Personal information
- Full name: Brian Robinson
- Nickname: Flyin' Brian
- Nationality: American

Sport
- Sport: Running
- Event(s): Trail Running, Ultramarathon

Achievements and titles
- Personal best: Hiker Triple Crown (2001, WR) Barkley Marathons: 55:42:27 (WR: 2008-2011)

= Brian Robinson (hiker) =

American hiker

Brian Robinson is a competitive distance hiker and long-distance runner, holding multiple world-firsts and ultramarathon world records. Robinson was the first person to hike the Triple Crown of Hiking (Pacific Crest Trail, Appalachian Trail, and Continental Divide Trail) in one year, a total distance of over 7,000 miles.

==Hiker Triple Crown==

In 2000, Robinson decided to take a six-month leave of absence from his job at Compaq and attempt the Pacific Crest Trail with his father Roy, who himself is a seasoned backpacker. Midway through the trip, Brian realized the Hiker Triple Crown might be achievable in a single year.

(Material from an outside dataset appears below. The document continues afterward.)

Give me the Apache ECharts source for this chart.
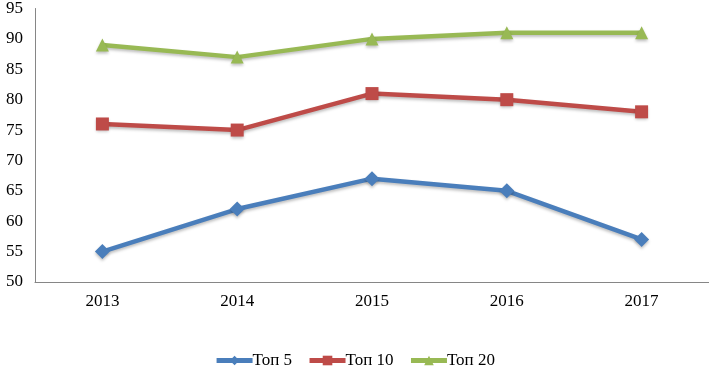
<!DOCTYPE html>
<html><head><meta charset="utf-8">
<script src="https://cdn.jsdelivr.net/npm/echarts@6/dist/echarts.min.js"></script>
<style>html,body{margin:0;padding:0;background:#fff}#c{width:709px;height:369px}</style>
</head><body><div id="c"></div>
<script>
const categories = ['2013','2014','2015','2016','2017'];
const top5 = [55, 62, 67, 65, 57];
const top10 = [76, 75, 81, 80, 78];
const top20 = [89, 87, 90, 91, 91];
const seriesNames = ['Топ 5','Топ 10','Топ 20'];
const colors = ['#4A7EBB','#BE4B48','#98B954'];
const symbols = ['diamond','rect','triangle'];
const font = '"Liberation Serif", "Times New Roman", serif';
const chart = echarts.init(document.getElementById('c'));
const mk = (name, data, i) => ({
  name, type: 'line', data, symbol: symbols[i], symbolSize: i===0 ? 15 : 13,
  lineStyle: {width: 4.5, color: colors[i], shadowColor:'rgba(0,0,0,0.25)', shadowBlur:3, shadowOffsetY:2},
  itemStyle: {color: colors[i], shadowColor:'rgba(0,0,0,0.25)', shadowBlur:3, shadowOffsetY:2},
  animation: false
});
chart.setOption({
  animation: false,
  textStyle: {fontFamily: font},
  grid: {left: 35, right: 0, top: 7.5, bottom: 87},
  legend: {
    top: 347, left: 'center', itemWidth: 36, itemHeight: 12, itemGap: 15,
    lineStyle: {width: 5, shadowBlur: 0},
    itemStyle: {shadowBlur: 0},
    textStyle: {fontFamily: font, fontSize: 17, color: '#000', padding: [0, 0, 0, -5]},
    data: seriesNames
  },
  xAxis: {
    type: 'category', data: categories, boundaryGap: true,
    axisLine: {lineStyle: {color: '#868686', width: 1}},
    axisTick: {show: false},
    axisLabel: {fontFamily: font, fontSize: 17, color: '#000', margin: 11}
  },
  yAxis: {
    type: 'value', min: 50, max: 95, interval: 5,
    axisLine: {show: true, lineStyle: {color: '#868686', width: 1}},
    axisTick: {show: false},
    splitLine: {show: false},
    axisLabel: {fontFamily: font, fontSize: 17, color: '#000', margin: 12}
  },
  series: [mk(seriesNames[0], top5, 0), mk(seriesNames[1], top10, 1), mk(seriesNames[2], top20, 2)]
});
</script></body></html>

Robinson completed the Triple Crown with support from his friends and family. Support for his pursuit ranged from notes of encouragement in trail registers, to regular food resupplies mailed to strategic points along the route, and even a complete equipment replacement by a near-stranger after his backpack, containing most of his original gear, was lost. His father maintained a website with frequent updates from his daily journal and the most current photographs. During Robinson's travail, he overcame several emotional obstacles including having his pack misrouted during a bus transfer, discovering on September 12, 2001 that the US had been attacked, and encountering a woman that might have been "the one." Because of his rapid hiking pace, his fellow through-hikers began calling him "Flyin' Brian", a trail name he continues to use.

==Ultramarathons==

In the years following his calendar-year Hiker Triple Crown, Robinson became an active ultramarathoner. He has completed several 100-mile races, including the Western States 100 and the Hardrock Hundred Mile Endurance Run. In 2008 he set the record at the Barkley Marathons, a grueling 100+ mile course in Frozen Head State Park, Tennessee. His record time was held for four years, until surpassed in 2012. A feature in the Washington Post chronicles his attempt to finish the race in 2007.